━━━ SOURCE MATERIAL
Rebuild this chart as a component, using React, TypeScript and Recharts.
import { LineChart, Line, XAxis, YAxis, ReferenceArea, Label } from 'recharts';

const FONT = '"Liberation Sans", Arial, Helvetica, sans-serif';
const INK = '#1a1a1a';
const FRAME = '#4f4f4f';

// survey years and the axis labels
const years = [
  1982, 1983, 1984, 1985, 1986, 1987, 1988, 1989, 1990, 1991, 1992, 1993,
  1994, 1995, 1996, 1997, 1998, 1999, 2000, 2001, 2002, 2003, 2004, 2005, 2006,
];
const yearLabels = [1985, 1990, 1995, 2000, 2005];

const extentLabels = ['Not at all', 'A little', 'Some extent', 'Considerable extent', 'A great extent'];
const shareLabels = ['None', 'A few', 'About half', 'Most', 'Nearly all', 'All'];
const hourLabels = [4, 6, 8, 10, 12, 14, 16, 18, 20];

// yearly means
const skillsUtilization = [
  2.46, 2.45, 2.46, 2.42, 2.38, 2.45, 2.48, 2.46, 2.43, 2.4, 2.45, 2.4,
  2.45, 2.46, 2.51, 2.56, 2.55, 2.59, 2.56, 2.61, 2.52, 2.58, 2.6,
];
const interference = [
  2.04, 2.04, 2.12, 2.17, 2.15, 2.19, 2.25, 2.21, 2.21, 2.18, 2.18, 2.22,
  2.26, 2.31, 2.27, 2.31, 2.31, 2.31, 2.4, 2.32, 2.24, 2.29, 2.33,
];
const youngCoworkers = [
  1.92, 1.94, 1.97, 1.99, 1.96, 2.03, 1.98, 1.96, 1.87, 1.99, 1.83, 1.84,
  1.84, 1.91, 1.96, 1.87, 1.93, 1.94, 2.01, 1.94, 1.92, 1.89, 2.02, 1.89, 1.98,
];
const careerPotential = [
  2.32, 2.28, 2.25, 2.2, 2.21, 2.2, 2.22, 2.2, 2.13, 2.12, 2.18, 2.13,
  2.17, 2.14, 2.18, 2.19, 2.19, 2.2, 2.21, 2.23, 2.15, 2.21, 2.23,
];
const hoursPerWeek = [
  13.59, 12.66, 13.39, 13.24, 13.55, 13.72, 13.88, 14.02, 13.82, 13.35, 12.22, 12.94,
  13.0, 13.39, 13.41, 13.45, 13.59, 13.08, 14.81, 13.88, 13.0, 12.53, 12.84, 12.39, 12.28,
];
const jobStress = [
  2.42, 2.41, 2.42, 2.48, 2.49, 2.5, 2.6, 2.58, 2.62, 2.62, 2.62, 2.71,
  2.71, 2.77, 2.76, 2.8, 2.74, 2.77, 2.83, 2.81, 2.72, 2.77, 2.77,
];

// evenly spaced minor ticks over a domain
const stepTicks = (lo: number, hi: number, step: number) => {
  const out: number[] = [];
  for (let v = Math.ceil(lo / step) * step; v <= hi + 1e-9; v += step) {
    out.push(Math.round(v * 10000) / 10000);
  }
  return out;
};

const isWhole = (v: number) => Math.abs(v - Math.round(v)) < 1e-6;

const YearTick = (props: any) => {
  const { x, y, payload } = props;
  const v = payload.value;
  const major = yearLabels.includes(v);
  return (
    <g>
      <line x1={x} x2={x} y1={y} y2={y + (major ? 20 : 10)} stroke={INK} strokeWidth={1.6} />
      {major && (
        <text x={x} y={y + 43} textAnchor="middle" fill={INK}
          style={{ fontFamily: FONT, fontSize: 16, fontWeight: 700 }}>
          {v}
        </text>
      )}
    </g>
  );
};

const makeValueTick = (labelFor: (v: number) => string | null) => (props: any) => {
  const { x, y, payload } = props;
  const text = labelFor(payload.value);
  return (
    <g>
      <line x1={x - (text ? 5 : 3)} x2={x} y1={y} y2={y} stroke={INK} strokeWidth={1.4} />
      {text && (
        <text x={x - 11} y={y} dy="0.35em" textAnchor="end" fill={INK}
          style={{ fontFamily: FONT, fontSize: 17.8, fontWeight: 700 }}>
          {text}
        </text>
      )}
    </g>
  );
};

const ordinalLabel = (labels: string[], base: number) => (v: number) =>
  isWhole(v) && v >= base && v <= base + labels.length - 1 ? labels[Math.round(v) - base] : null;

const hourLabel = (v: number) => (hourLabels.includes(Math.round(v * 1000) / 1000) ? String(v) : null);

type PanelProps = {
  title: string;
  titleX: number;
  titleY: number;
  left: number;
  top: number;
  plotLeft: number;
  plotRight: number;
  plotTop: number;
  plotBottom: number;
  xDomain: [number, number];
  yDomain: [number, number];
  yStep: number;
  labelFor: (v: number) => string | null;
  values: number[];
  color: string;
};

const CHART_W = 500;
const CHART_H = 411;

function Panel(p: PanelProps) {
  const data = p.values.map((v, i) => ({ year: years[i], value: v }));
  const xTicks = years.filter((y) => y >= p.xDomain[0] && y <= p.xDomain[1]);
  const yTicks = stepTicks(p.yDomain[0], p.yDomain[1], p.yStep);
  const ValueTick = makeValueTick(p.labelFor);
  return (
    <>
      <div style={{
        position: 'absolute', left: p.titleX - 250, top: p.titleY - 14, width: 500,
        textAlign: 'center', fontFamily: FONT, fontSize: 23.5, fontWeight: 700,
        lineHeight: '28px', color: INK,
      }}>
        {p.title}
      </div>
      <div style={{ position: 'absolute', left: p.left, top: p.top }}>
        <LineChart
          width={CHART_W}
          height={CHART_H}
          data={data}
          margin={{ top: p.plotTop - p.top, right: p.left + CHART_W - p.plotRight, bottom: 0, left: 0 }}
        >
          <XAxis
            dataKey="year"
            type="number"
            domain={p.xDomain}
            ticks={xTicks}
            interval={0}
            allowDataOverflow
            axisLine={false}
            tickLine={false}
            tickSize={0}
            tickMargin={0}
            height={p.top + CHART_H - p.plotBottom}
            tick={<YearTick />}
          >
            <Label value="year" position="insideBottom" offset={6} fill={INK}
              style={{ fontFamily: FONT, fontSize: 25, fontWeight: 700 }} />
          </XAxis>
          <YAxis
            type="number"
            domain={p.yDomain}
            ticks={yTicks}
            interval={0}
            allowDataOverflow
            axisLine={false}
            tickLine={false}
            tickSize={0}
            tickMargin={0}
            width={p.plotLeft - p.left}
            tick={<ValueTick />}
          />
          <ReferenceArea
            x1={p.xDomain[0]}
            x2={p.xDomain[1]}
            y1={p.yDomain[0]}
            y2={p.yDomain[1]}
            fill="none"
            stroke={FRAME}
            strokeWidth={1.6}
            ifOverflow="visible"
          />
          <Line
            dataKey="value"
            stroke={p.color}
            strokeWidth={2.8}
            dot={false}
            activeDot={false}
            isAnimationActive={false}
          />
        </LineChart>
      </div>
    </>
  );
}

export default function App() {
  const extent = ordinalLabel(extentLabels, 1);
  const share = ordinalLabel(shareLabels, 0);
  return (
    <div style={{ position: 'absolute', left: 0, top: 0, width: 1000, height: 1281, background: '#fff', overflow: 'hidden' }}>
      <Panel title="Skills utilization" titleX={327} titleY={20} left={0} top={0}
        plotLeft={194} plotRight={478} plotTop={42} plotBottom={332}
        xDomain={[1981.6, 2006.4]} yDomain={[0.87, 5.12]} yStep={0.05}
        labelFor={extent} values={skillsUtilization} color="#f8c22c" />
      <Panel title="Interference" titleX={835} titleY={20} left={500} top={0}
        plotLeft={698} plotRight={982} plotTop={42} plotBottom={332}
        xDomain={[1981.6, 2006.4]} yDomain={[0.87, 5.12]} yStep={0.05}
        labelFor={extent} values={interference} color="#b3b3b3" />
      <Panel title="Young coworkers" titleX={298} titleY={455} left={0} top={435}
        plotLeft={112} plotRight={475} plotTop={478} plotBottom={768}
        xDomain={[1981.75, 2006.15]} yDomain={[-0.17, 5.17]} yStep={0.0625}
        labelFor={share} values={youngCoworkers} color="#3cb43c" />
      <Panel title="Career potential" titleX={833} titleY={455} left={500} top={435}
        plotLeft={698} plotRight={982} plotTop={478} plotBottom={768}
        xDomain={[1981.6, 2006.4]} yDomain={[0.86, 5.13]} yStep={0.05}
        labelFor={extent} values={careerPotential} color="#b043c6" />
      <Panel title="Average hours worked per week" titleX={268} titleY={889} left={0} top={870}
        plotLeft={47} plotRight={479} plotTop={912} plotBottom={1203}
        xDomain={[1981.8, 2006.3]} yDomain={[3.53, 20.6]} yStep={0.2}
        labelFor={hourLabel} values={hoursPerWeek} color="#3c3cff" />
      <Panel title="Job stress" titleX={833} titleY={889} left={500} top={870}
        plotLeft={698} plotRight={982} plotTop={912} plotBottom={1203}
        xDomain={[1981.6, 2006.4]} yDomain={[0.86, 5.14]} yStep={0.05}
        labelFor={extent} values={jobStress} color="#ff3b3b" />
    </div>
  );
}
━━━━━━
● **INSTRUCTION**: Please write out exactly the lines from the start of the data through the line that contains "const yearLabels = [1985, 1990, 1995, 2000, 2005];", both ends included, and nothing else.

● **RESULT OF THIS TASK**:
Rebuild this chart as a component, using React, TypeScript and Recharts.
import { LineChart, Line, XAxis, YAxis, ReferenceArea, Label } from 'recharts';

const FONT = '"Liberation Sans", Arial, Helvetica, sans-serif';
const INK = '#1a1a1a';
const FRAME = '#4f4f4f';

// survey years and the axis labels
const years = [
  1982, 1983, 1984, 1985, 1986, 1987, 1988, 1989, 1990, 1991, 1992, 1993,
  1994, 1995, 1996, 1997, 1998, 1999, 2000, 2001, 2002, 2003, 2004, 2005, 2006,
];
const yearLabels = [1985, 1990, 1995, 2000, 2005];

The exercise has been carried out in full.